Chen's new elaboration on cross-strait interactions should be judged from both an international and domestic perspective. He won the presidential election by a razor-thin margin and his promotion of a national referendum against China's deployment of ballistic missiles caused regional concern and misunderstandings about his motives.

To minimize misinterpretation, Chen's inaugural address on May 20 set a tone of pursuing peaceful cross-strait relations, as well as incrementally reengineering the Constitution. The speech won overwhelming praise for cooling down cross-strait tensions.

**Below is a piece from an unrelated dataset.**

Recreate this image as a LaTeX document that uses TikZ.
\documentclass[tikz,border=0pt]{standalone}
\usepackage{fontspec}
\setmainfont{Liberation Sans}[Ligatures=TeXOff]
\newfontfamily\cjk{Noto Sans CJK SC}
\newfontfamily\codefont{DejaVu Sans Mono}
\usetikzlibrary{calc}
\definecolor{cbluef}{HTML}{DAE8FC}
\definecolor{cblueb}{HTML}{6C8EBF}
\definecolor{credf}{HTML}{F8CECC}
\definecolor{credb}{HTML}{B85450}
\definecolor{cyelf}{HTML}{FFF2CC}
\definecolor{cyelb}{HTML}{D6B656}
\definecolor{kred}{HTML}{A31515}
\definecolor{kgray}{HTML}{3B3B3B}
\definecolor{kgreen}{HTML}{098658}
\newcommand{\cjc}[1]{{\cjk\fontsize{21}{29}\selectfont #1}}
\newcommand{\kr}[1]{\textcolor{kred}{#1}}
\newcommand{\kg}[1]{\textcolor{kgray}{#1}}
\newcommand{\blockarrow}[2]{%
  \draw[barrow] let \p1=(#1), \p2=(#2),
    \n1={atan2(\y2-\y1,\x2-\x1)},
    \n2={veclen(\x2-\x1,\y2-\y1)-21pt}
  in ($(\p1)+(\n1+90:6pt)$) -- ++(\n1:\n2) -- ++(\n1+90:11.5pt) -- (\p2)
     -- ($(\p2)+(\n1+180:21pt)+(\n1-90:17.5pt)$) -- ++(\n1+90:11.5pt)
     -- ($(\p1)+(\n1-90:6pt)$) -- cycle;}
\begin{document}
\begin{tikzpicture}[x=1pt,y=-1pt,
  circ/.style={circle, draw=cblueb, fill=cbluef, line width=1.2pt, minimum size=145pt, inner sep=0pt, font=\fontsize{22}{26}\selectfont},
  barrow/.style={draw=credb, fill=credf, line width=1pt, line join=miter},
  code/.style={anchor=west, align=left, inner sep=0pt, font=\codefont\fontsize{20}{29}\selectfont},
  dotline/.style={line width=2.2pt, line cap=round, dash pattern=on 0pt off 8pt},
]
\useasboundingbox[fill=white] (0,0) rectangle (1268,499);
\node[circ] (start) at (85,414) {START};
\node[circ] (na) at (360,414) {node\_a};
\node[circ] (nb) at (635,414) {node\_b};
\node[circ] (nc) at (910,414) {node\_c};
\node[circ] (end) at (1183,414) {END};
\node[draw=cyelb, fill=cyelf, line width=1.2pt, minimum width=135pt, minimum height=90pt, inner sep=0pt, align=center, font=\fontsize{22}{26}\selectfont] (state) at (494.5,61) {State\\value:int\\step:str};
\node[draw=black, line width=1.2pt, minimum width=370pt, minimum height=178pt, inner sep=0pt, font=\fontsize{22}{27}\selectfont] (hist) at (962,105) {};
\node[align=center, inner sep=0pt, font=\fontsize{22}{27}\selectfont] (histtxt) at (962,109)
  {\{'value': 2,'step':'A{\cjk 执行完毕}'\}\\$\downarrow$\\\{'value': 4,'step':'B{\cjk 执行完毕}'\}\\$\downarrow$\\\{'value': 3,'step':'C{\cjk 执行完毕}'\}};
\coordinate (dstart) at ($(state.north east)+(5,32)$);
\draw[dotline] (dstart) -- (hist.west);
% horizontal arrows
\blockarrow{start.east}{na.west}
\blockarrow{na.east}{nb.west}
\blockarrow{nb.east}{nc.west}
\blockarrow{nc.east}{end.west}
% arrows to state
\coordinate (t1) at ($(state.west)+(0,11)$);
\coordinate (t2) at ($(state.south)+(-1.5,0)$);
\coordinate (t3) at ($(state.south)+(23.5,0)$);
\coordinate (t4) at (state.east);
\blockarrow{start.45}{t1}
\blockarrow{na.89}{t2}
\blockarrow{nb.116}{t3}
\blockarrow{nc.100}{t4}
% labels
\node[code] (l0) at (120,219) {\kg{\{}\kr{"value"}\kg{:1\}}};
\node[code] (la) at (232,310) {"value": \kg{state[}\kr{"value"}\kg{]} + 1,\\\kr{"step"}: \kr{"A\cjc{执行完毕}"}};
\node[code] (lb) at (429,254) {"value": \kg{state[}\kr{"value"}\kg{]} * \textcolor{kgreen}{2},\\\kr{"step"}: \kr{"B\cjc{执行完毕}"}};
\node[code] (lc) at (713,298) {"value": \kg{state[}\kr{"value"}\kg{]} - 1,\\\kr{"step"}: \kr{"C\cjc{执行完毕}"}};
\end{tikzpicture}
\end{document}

The cancellation of the Han Kuang drill was portrayed as part of a continuing process to defuse suspicions surrounding the arms race between Taipei and Beijing. As China's growing military build-up endangers the cross-strait military balance, Taiwan's unilateral reinforcement of its own defensive capability is no longer enough to deter Beijing's threat. To prevent conflict, it is a smart move for Chen to appeal to the international audience by characterizing Taiwan as not only a weaker country in terms of military capability but also a democratic nation.

Nevertheless, showing goodwill does not necessarily mean relinquishing Taiwan's sovereignty. Chen solemnly reminded the whole world of the political consequences that Beijing's enactment of the unification law would have. The law will not only legitimize the use of force against Taiwan but will also administratively define it as a "political and autonomous region" of China. This is a total violation of Taiwan's hard-won democracy and sovereignty.

Having won his re-election bid, Chen is keenly aware that there are still many things to be improved in terms of establishing healthy and stable cross-strait relations. It is imperative for Chen to keep a steadfast position on his China policy while at the same time remolding his international image as a peace-driven political leader.

On the other hand, as the nation's Taiwanese consciousness becomes stronger after the presidential election, Chen must carefully consider public opinion and the international political atmosphere and find a balance between safeguarding Taiwan's sovereignty and normalizing cross-strait relations.

Chen's application of both soft and hard strategies to handle cross-strait relations was to a great extent aimed at the year-end legislative elections. Since public opinion increasingly tilts in favor of a clearer identification of Taiwan's democracy and sovereignty, while at the same time welcoming peaceful and constructive cross-strait interactions, the Democratic Progressive Party government's maneuvering of peace and sovereignty has dominated the campaign tempo.

Liu Kuan-teh is a Taipei-based political commentator.